Tuesday, April 1, 2014

Cherry Blossoms and Honey Bunches of Oats

This week was so beautiful in Japan! I love this country even more as the weather gets better and better. Talking to people is always fun...but it is even more enjoyable as my Japanese continues to improve and the weather gets nicer, and  my toes aren't always cold. The cherry blossoms have started popping out and it makes me happy every single time we leave our apartment to see the cherry blossoms everywhere.

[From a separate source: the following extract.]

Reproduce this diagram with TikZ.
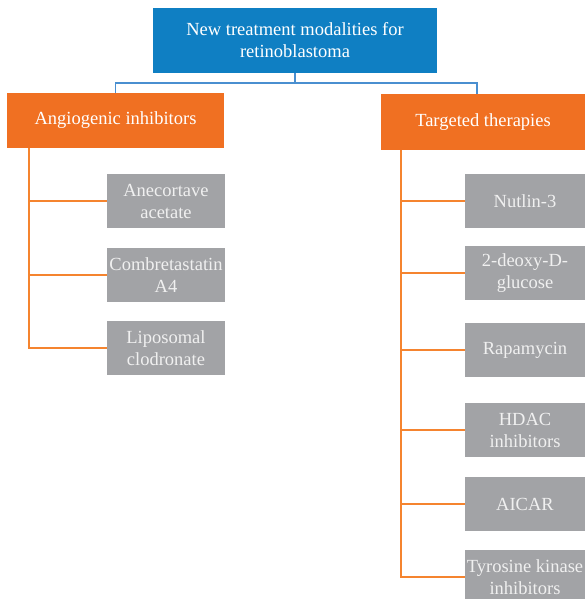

I spent a lot of time reflecting this week on the things I have learned on my mission thus far, and how I have changed. On Wednesday night at Eikaiwa (English class), Tomura Kyodai (previously Tomura Choro, returned missionary) showed up. He returned from the Fukuoka Dendobu (Mission) on Tuesday, and he is so pumped up with the fire of a fresh returned missionary. He came to Eikaiwa and fellow-shipped all of our students after the class (his English is also pretty good because he spent a lot of his mission in Okinawa). He offered to Doseki any time that we need help. He asked us about our investigators and said that he would pray for them. And he brought the missionaries a box of Honey Bunches of Oats back from the military base - this is the biggest treat ever because....we just can't get stuff like that, ever.
He is helping the ward get really excited about missionary work. It is the best thing ever. He gave his homecoming talk at church yesterday and it was incredibly motivating and uplifting - partially because I could understand all of his Japanese (Japanese missionaries are really easy to understand because they spend so much time around Americans that their Japanese becomes simpler), but he also told some stories from his mission. I love hearing stories from other places in the world and other places in Japan because I can see how the Lord is hastening His work not only where I am...but everywhere. His talk also made me think a lot about how I have changed on my mission and how I will apply what I have learned when I get home. I don't want to lose everything that I have learned or my excitement about what I am doing. But the reality is that there is no way to be a full time missionary for my entire life...but there are still things that I will be able to do, even when I am not a full time missionary.

Every single day in Japan we are talking to so many people...I don't know the exact math...but with all of the missionaries here combined, there are numerous. Across the world the missionaries are working harder than others realize. Changes are being made that may be going unnoticed, but the work is progressing. Everyone can be a part of that.

In Higashi Osaka this week, these were some ways I saw missionary work moving forward:

1. We housed an apartment where a man answered over the speaker. He said that he would like to learn more about where he came from, why he is here on earth and what will happen to him after he dies. He had thought about all of these things before, and he wants to learn more.
2. I stopped a Chinese girl on my bike (on a rather dark street- I sort of scared her). I invited her to church. She said she believes in God. She wouldn't exchange numbers with us (given the dark ally and the sudden stop, I don't blame her....) but she wants to come to church. 
3. We housed an apartment with a lady who had been to activities at our church before. She invited us to come back at some point and said that she will think about going to church. 
4. A man stopped us in the mall and asked us if we were missionaries for the LDS Church. We said we were. He was interested in the church and eikaiwa and plans to come next week.
5. We met a girl in the park who wanted to know all about us and what we were doing. When we invited her to come to church with us she got incredibly excited and asked if we were sure if that was OK. She has never been to a church before, but wants to experience it.
6. We taught a 21 year old girl that we met outside of a Chinese restaurant. As we started out the lesson I said: "Kyo wa kite kudasatte, arigato gozaimasu...oai dekite, totemo ureshiidesu. Mizuki San niwa, tokubetsu na mono o kanjimasu. Mizuki San wa, reiteki na koto ni, kyomi ya kanshin ga aruyo, desu ne." (Thank you so much for coming today, we are so grateful that you came. Mizuki, we feel something special about you. You seem to have an interest in learning about spiritual things...) It sounds a lot better in Japanese than it does in English. But, at this point she started crying. Throughout the remainder of the lesson we told her that we could answer her questions about God, about where she came from and about what her purpose is here on earth. She said: "This is so different from the world that I live in...this is so different from anything that I have felt before..." 

The experiences of a mission are priceless.
Much Love,
Grundvig Shimai

1 comment:

  1. When you get home use your language skills at the temple, I don't know when or if they have dedicated Japanese sessions, but report to the temple president and present yourself as an rm and invite him to schedule Japanese sessions and offer to be a temple worker for them. That will put you in contact with Japanese saints who will welcome a Japanese speaker into their homes and invite you to teach their non-member family and friends. You can still go on splits with the missionaries serving in the area. Surely there is some place where there is a significant number of Japanese that you can serve! Your skill and your sweet spirit will help you continue on in this work long after you leave the field. Remember, everywhere you go is a field needing harvesting!